Collectors who buy well usually balance four factors: sound, authenticity, condition, and price. You are not just chasing chronology. You are building a collection you will actually play, track, and enjoy.

For Apple-based collectors managing deep libraries, this is also where digital organization starts paying off. Tools like Spinstack make it easier to keep the right release attached to the right notes, scans, listening history, and valuation context, which matters when you own multiple variants of the same title.

A smarter way to compare before you buy

If you are shopping in person, inspect the runout before the register whenever possible. If you are buying online, ask for clear runout photos and label shots, not just front-cover glamour images. Serious sellers understand why that matters.

Before committing, check whether the release history includes known recuts, regional variants, unofficial editions, or common mismatches between sleeve and disc. If the seller cannot verify details and the album has many nearly identical pressings, price in that uncertainty. Ambiguity should never cost top dollar.

There is also a practical point collectors sometimes ignore: your time has value. A slightly more expensive copy with fully verified details may be the better purchase than a cheaper copy that requires detective work, return risk, and cleanup in your catalog later.
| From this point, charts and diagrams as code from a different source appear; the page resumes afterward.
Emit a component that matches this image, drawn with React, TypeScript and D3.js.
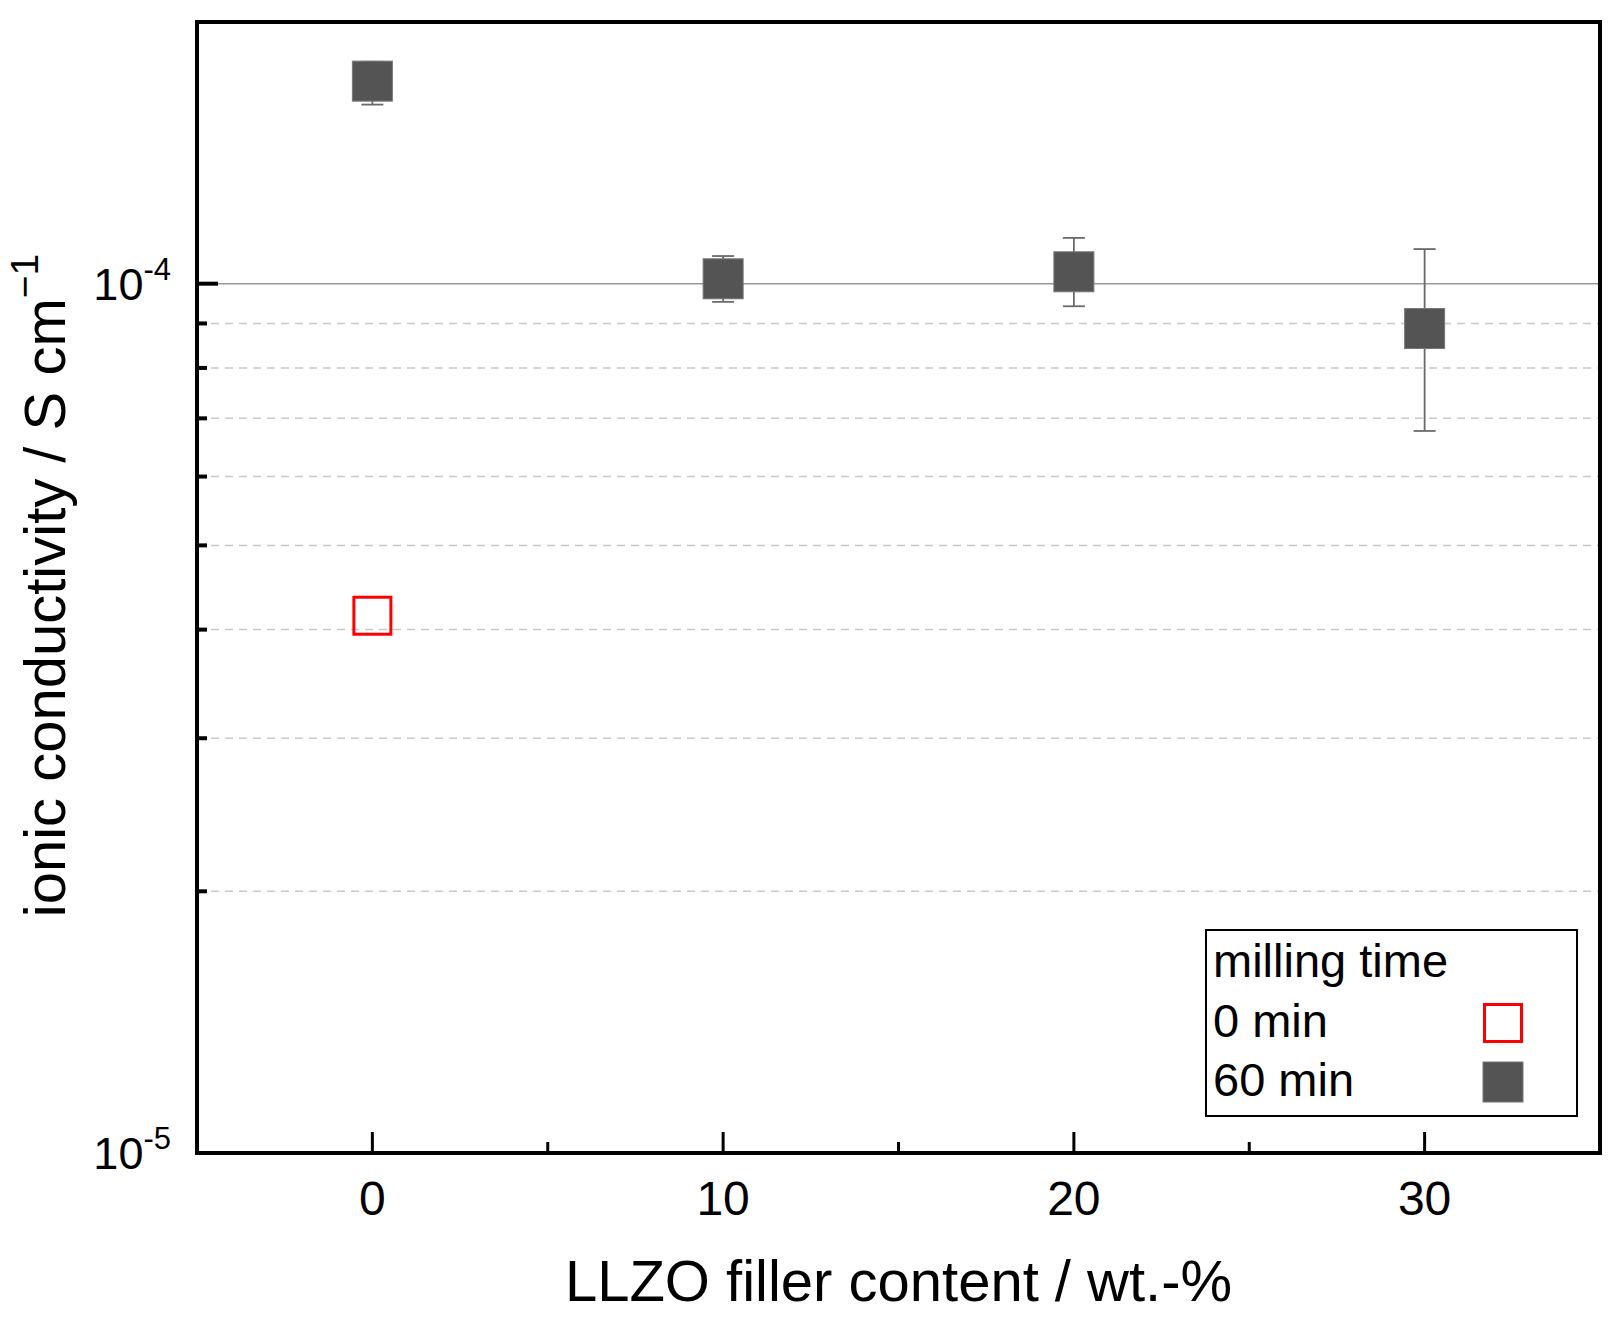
import React from "react";
import * as d3 from "d3";

// filler content (wt.-%) and ionic conductivity (S/cm)
const fillerContent60 = [0, 10, 20, 30];
const conductivity60 = [1.71e-4, 1.013e-4, 1.032e-4, 0.888e-4];
const errUpper60 = [1.8e-4, 1.076e-4, 1.129e-4, 1.096e-4];
const errLower60 = [1.607e-4, 0.953e-4, 0.942e-4, 0.677e-4];

const fillerContent0 = [0];
const conductivity0 = [4.15e-5];

const xMajorTicks = [0, 10, 20, 30];
const xMinorTicks = [5, 15, 25];
const yMajorTicks = [1e-5, 1e-4];
const yMajorLabels = ["-5", "-4"];
const yMinorTicks = [2e-5, 3e-5, 4e-5, 5e-5, 6e-5, 7e-5, 8e-5, 9e-5];

const legendTitle = "milling time";
const legendLabels = ["0 min", "60 min"];

const W = 1619;
const H = 1332;
const FONT = "'Liberation Sans', Arial, sans-serif";

const App: React.FC = () => {
  const margin = { top: 22, right: 19, bottom: 179, left: 197 };
  const x = d3.scaleLinear().domain([-5, 35]).range([margin.left, W - margin.right]);
  const y = d3.scaleLog().domain([1e-5, 2e-4]).range([H - margin.bottom, margin.top]);
  const x0 = margin.left;
  const x1 = W - margin.right;
  const yb = H - margin.bottom;
  const yt = margin.top;
  const ms = 40; // marker size

  return (
    <svg
      width={W}
      height={H}
      style={{ position: "absolute", left: 0, top: 0, background: "#fff" }}
      fontFamily={FONT}
    >
      {/* grid lines */}
      {yMinorTicks.map((v) => (
        <line
          key={"g" + v}
          x1={x0}
          x2={x1}
          y1={y(v)}
          y2={y(v)}
          stroke="#c8c8c8"
          strokeWidth={1.5}
          strokeDasharray="8,6"
        />
      ))}
      <line x1={x0} x2={x1} y1={y(1e-4)} y2={y(1e-4)} stroke="#999" strokeWidth={1.6} />

      {/* y ticks */}
      {yMinorTicks.map((v) => (
        <line key={"ym" + v} x1={x0} x2={x0 + 10} y1={y(v)} y2={y(v)} stroke="#000" strokeWidth={4} />
      ))}
      {yMajorTicks.map((v) => (
        <line key={"yM" + v} x1={x0} x2={x0 + 21} y1={y(v)} y2={y(v)} stroke="#000" strokeWidth={4} />
      ))}
      {yMajorTicks.map((v, i) => (
        <text key={"yl" + v} x={x0 - 26} y={y(v) + 16} textAnchor="end" fontSize={45} fill="#000">
          10
          <tspan fontSize={31} dy={-20}>
            {yMajorLabels[i]}
          </tspan>
        </text>
      ))}

      {/* x ticks */}
      {xMajorTicks.map((v) => (
        <line key={"xM" + v} x1={x(v)} x2={x(v)} y1={yb} y2={yb - 21} stroke="#000" strokeWidth={3} />
      ))}
      {xMinorTicks.map((v) => (
        <line key={"xm" + v} x1={x(v)} x2={x(v)} y1={yb} y2={yb - 11} stroke="#000" strokeWidth={3} />
      ))}
      {xMajorTicks.map((v) => (
        <text key={"xl" + v} x={x(v)} y={1215} textAnchor="middle" fontSize={48} fill="#000">
          {v}
        </text>
      ))}

      {/* axis titles */}
      <text x={(x0 + x1) / 2} y={1301} textAnchor="middle" fontSize={58} fill="#000">
        LLZO filler content / wt.-%
      </text>
      <text
        transform={`translate(65,${(yt + yb) / 2 - 2}) rotate(-90)`}
        textAnchor="middle"
        fontSize={58}
        fill="#000"
      >
        ionic conductivity / S cm
        <tspan fontSize={39} dy={-27}>
          −1
        </tspan>
      </text>

      {/* error bars */}
      {fillerContent60.map((v, i) => (
        <g key={"e" + v} stroke="#6a6a6a" strokeWidth={1.8}>
          <line x1={x(v)} x2={x(v)} y1={y(errUpper60[i])} y2={y(errLower60[i])} />
          <line x1={x(v) - 11} x2={x(v) + 11} y1={y(errUpper60[i])} y2={y(errUpper60[i])} />
          <line x1={x(v) - 11} x2={x(v) + 11} y1={y(errLower60[i])} y2={y(errLower60[i])} />
        </g>
      ))}

      {/* 60 min markers */}
      {fillerContent60.map((v, i) => (
        <rect
          key={"s" + v}
          x={x(v) - ms / 2}
          y={y(conductivity60[i]) - ms / 2}
          width={ms}
          height={ms}
          fill="#545454"
          stroke="#777"
          strokeWidth={1}
        />
      ))}

      {/* 0 min markers */}
      {fillerContent0.map((v, i) => (
        <rect
          key={"r" + v}
          x={x(v) - ms / 2 + 1.5}
          y={y(conductivity0[i]) - ms / 2 + 1.5}
          width={ms - 3}
          height={ms - 3}
          fill="none"
          stroke="#ff0000"
          strokeWidth={3}
        />
      ))}

      {/* frame */}
      <rect x={x0} y={yt} width={x1 - x0} height={yb - yt} fill="none" stroke="#000" strokeWidth={4} />

      {/* legend */}
      <g>
        <rect x={1206} y={930} width={371} height={186} fill="#fff" stroke="#000" strokeWidth={2} />
        <text x={1213} y={977} fontSize={47} fill="#000">
          {legendTitle}
        </text>
        {legendLabels.map((l, i) => (
          <text key={l} x={1213} y={1037 + i * 59} fontSize={47} fill="#000">
            {l}
          </text>
        ))}
        <rect x={1484.5} y={1004.5} width={37} height={37} fill="none" stroke="#ff0000" strokeWidth={3} />
        <rect x={1483} y={1062} width={40} height={40} fill="#545454" stroke="#777" strokeWidth={1} />
      </g>
    </svg>
  );
};

export default App;
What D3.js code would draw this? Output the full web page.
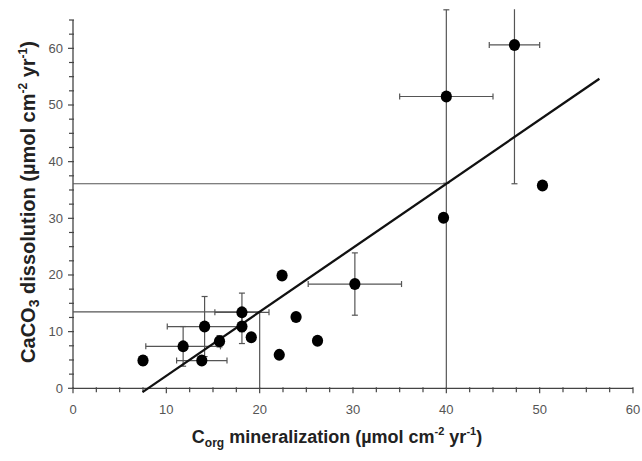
<!DOCTYPE html>
<html lang="en">
<head>
<meta charset="UTF-8">
<title>CaCO3 dissolution vs Corg mineralization</title>
<script src="https://cdn.jsdelivr.net/npm/d3@7"></script>
<style>
  body { margin: 0; background: #fff; }
  text { font-family: "Liberation Sans", Arial, sans-serif; }
</style>
</head>
<body>
<svg class="chart"></svg>
<script>
// data
const corg   = [7.5, 11.8, 13.8, 14.1, 15.7, 18.1, 18.1, 19.1, 22.1, 22.4, 23.9, 26.2, 30.2, 39.7, 40.0, 47.3, 50.3];
const caco3  = [4.9, 7.4, 4.9, 10.9, 8.3, 13.4, 10.9, 9.0, 5.9, 19.9, 12.6, 8.4, 18.4, 30.1, 51.5, 60.6, 35.8];
const corgErr  = [0, 4.0, 2.7, 4.0, 0, 2.9, 0, 0, 0, 0, 0, 0, 5.0, 0, 5.0, 2.7, 0];
const caco3Err = [0.8, 3.5, 0.6, 5.3, 1.0, 3.4, 3.0, 0, 0, 0, 0, 0, 5.5, 0, 15.3, 24.5, 0];

// regression line  y = slope * x + intercept
const slope = 1.13;
const intercept = -9.1;
const fitRange = [7.45, 56.4];
const dropAt = [20, 40];

const xTicks = [0, 10, 20, 30, 40, 50, 60];
const yTicks = [0, 10, 20, 30, 40, 50, 60];

// basic config
const width = 642, height = 461;
const svg = d3.select(".chart").attr("width", width).attr("height", height);

const x = d3.scaleLinear().domain([0, 60]).range([73, 633]);
const y = d3.scaleLinear().domain([0, 65]).range([388.3, 20]);
const fit = v => slope * v + intercept;

const axisColor = "#444";

// axes
const xAxis = svg.append("g").attr("transform", `translate(0,${y(0)})`);
xAxis.append("line").attr("x1", x(0)).attr("x2", x(60))
  .attr("stroke", axisColor).attr("stroke-width", 1.3);
xAxis.selectAll("line.minor").data(d3.range(0, 60.01, 2.5)).join("line")
  .attr("class", "minor")
  .attr("x1", d => x(d)).attr("x2", d => x(d))
  .attr("y1", -1).attr("y2", d => d % 10 === 0 ? 5 : 4)
  .attr("stroke", axisColor).attr("stroke-width", 1.2);
xAxis.selectAll("text").data(xTicks).join("text")
  .attr("x", d => x(d)).attr("y", 26)
  .attr("text-anchor", "middle")
  .attr("font-size", 13).attr("fill", "#555")
  .text(d => d);

const yAxis = svg.append("g").attr("transform", `translate(${x(0)},0)`);
yAxis.append("line").attr("y1", y(0)).attr("y2", y(65))
  .attr("stroke", axisColor).attr("stroke-width", 1.3);
yAxis.selectAll("line.minor").data(d3.range(0, 65.01, 2.5)).join("line")
  .attr("class", "minor")
  .attr("y1", d => y(d)).attr("y2", d => y(d))
  .attr("x1", d => d % 10 === 0 ? -5 : -4).attr("x2", 1)
  .attr("stroke", axisColor).attr("stroke-width", 1.2);
yAxis.selectAll("text").data(yTicks).join("text")
  .attr("x", -10).attr("y", d => y(d) + 4.5)
  .attr("text-anchor", "end")
  .attr("font-size", 13).attr("fill", "#555")
  .text(d => d);

// axis titles
const xTitle = svg.append("text")
  .attr("x", 337).attr("y", 443)
  .attr("text-anchor", "middle")
  .attr("font-size", 18).attr("font-weight", "bold").attr("fill", "#222");
xTitle.append("tspan").text("C");
xTitle.append("tspan").attr("dy", 4).attr("font-size", 12).text("org");
xTitle.append("tspan").attr("dy", -4).text(" mineralization (µmol cm");
xTitle.append("tspan").attr("dy", -8).attr("font-size", 11).text("-2");
xTitle.append("tspan").attr("dy", 8).text(" yr");
xTitle.append("tspan").attr("dy", -8).attr("font-size", 11).text("-1");
xTitle.append("tspan").attr("dy", 8).text(")");

const yTitle = svg.append("text")
  .attr("transform", `translate(35,${202}) rotate(-90)`)
  .attr("text-anchor", "middle")
  .attr("font-size", 20).attr("font-weight", "bold").attr("fill", "#222");
yTitle.append("tspan").text("CaCO");
yTitle.append("tspan").attr("dy", 4).attr("font-size", 14).text("3");
yTitle.append("tspan").attr("dy", -4).text(" dissolution (µmol cm");
yTitle.append("tspan").attr("dy", -8).attr("font-size", 12).text("-2");
yTitle.append("tspan").attr("dy", 8).text(" yr");
yTitle.append("tspan").attr("dy", -8).attr("font-size", 12).text("-1");
yTitle.append("tspan").attr("dy", 8).text(")");

// drop lines from the fit at x = 20 and 40
const drops = svg.append("g").attr("stroke", "#555").attr("stroke-width", 1.2);
drops.selectAll("line.h").data(dropAt).join("line").attr("class", "h")
  .attr("x1", x(0)).attr("x2", d => x(d))
  .attr("y1", d => y(fit(d))).attr("y2", d => y(fit(d)));
drops.selectAll("line.v").data(dropAt).join("line").attr("class", "v")
  .attr("x1", d => x(d)).attr("x2", d => x(d))
  .attr("y1", y(0)).attr("y2", d => y(fit(d)));

// error bars
const pts = corg.map((c, i) => ({ x: c, y: caco3[i], ex: corgErr[i], ey: caco3Err[i] }));
const yMaxDraw = 66.9;
const err = svg.append("g").attr("stroke", "#555").attr("stroke-width", 1.2).attr("fill", "none");
const cap = 3;
pts.filter(d => d.ex > 0).forEach(d => {
  err.append("line").attr("x1", x(d.x - d.ex)).attr("x2", x(d.x + d.ex))
    .attr("y1", y(d.y)).attr("y2", y(d.y));
  [d.x - d.ex, d.x + d.ex].forEach(v => err.append("line")
    .attr("x1", x(v)).attr("x2", x(v))
    .attr("y1", y(d.y) - cap).attr("y2", y(d.y) + cap));
});
pts.filter(d => d.ey > 0).forEach(d => {
  const top = Math.min(d.y + d.ey, yMaxDraw);
  err.append("line").attr("x1", x(d.x)).attr("x2", x(d.x))
    .attr("y1", y(d.y - d.ey)).attr("y2", y(top));
  const ends = [d.y - d.ey];
  if (d.y + d.ey <= yMaxDraw) ends.push(d.y + d.ey);
  ends.forEach(v => err.append("line")
    .attr("x1", x(d.x) - cap).attr("x2", x(d.x) + cap)
    .attr("y1", y(v)).attr("y2", y(v)));
});

// regression line
svg.append("line")
  .attr("x1", x(fitRange[0])).attr("y1", y(fit(fitRange[0])))
  .attr("x2", x(fitRange[1])).attr("y2", y(fit(fitRange[1])))
  .attr("stroke", "#111").attr("stroke-width", 2.3);

// points
svg.append("g").selectAll("ellipse").data(pts).join("ellipse")
  .attr("cx", d => x(d.x)).attr("cy", d => y(d.y))
  .attr("rx", 5.6).attr("ry", 6)
  .attr("fill", "#000");
</script>
</body>
</html>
Build a comparison habit, not a guessing habit

The collectors who get this right consistently are not relying on luck or memory. They use a repeatable process. Light on the runout. Eyes on the label. Cross-check the sleeve. Then listen with intent. Over time, your pattern recognition gets fast, and records that once looked identical start revealing themselves immediately.

That is the real goal. Not memorizing every pressing plant on earth, but training your eye and ear so your collection becomes more precise, more personal, and more alive. The best copy is not always the oldest or the most expensive. It is the one you can identify with confidence and enjoy without second-guessing every time the needle drops.